Having deleted the VM for the original installation of Aerohive’s BG, attempted to reinstall it, only to be told that my serial # had already been activated and that I could not reactivate it.  Ok, easy fix, right?  I  fired off an email to “free_bonjour_support@aerohive.com” and explained my situation and asked if I could have a new key or the original key re-enabled.

That email went out April 19th, and I have yet to get any sort of reply.

Free Should Not Mean “free from support”

If these value-added features, or in some cases, fully ‘free’ products are meant to drive potential customers to become paying customers and/or if these products are meant to keep existing customers as loyal, long-term customers with an existing vendor, then I would expect support be as agile and attentive as it would be for any other product or offering from these same vendors.

I shouldn’t be left waiting for an email that never comes, and I certainly shouldn’t have to resort to social media shaming to get action from a vendor.

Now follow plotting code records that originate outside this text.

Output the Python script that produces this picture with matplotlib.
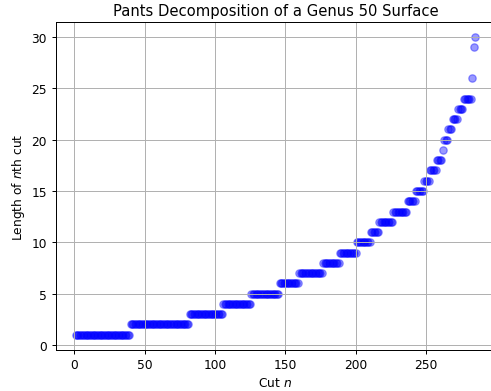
import numpy as np
import matplotlib
matplotlib.use("Agg")
import matplotlib.pyplot as plt

# Length values and how many cuts have each length
lengths = [1, 2, 3, 4, 5, 6, 7, 8, 9, 10, 11, 12, 13, 14, 15, 16, 17, 18,
           19, 20, 21, 22, 23, 24, 26, 29, 30]
counts = [39, 42, 24, 20, 20, 14, 17, 12, 12, 10, 6, 10, 10, 6, 6, 4, 5, 4,
          1, 3, 3, 4, 4, 6, 1, 1, 1]

cut_lengths = np.repeat(lengths, counts)
cut_index = np.arange(1, len(cut_lengths) + 1)

DPI = 88.6
fig = plt.figure(figsize=(492 / DPI, 392 / DPI), dpi=DPI)
ax = fig.add_axes([55.7 / 492, 41.4 / 392, 439.3 / 492, 327.5 / 392])
ax.scatter(cut_index, cut_lengths, color="blue", alpha=0.4)
ax.grid(True)
ax.set_title("Pants Decomposition of a Genus 50 Surface")
ax.set_xlabel("Cut $n$")
ax.set_ylabel("Length of $n$th cut")
fig.savefig("out.png", dpi=DPI)
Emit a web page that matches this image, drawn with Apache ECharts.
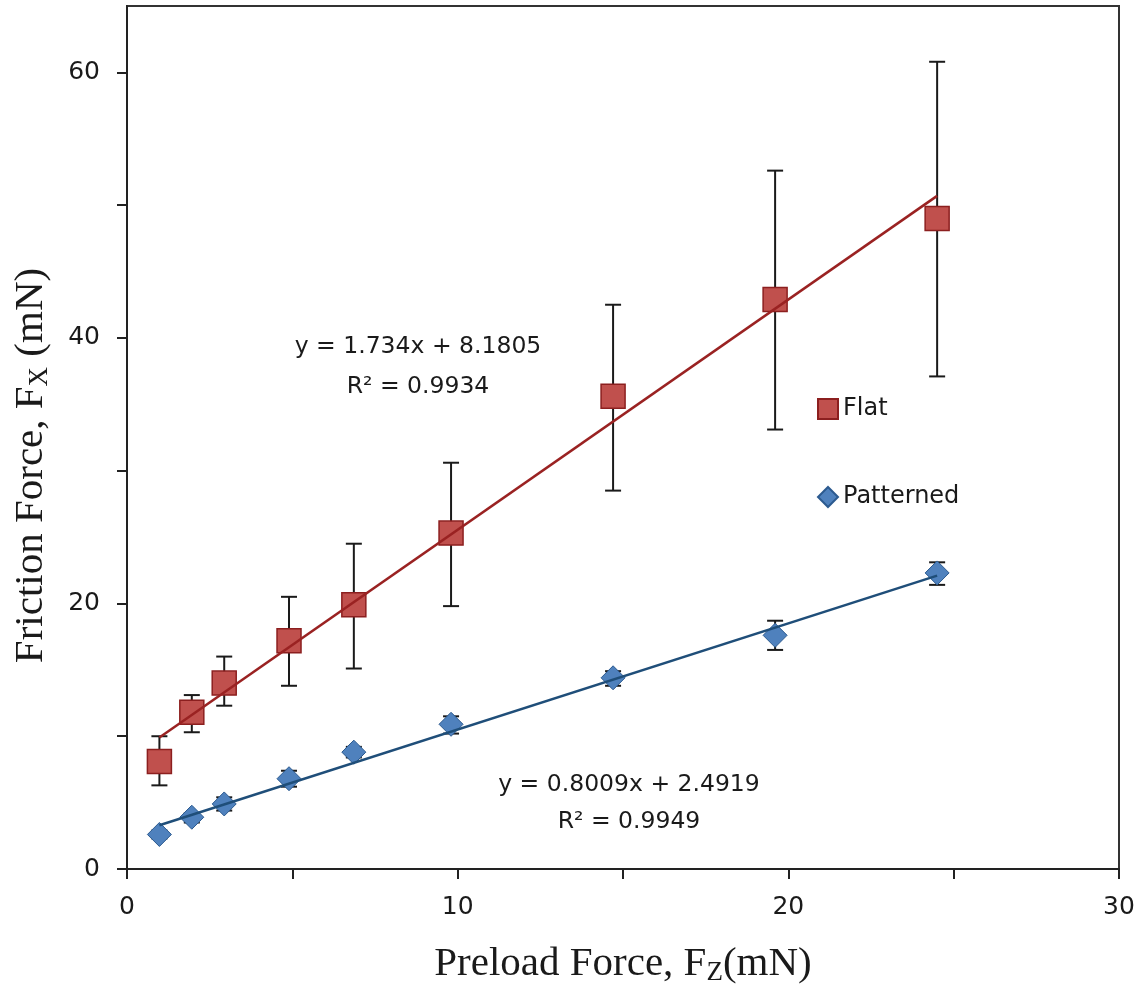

Sadly it seems to be the most effective method of getting things moving, but it should be a last resort not the primary method of seeking resolution.

Perhaps I’m expecting too much from a free product or feature, and I may be misinterpreting the purpose of these add-ons as marketing/sales tools. I might be naive in believing that any truly ‘free’ product is going to become a key part of my infrastructure and solve a major technical hurdle for my users. I can only hope there is actually some sort of benevolent, beneficial reason for vendors to offer these solutions, and hope that they are able to provide some better support in the future.

Otherwise, there are truly free and open products like Avahi that are able to quickly and easily deploy mDNS service discovery options across subnets. If you know a little Linux…

Note: During the writing of this post I had been contacted by our local Aerohive rep who caught wind of a Tweet I sent out yesterday about my BG issue.  He’s managed to get me a new serial # for our BG so I can happily reinstall it and give it another go.  Social media wins again!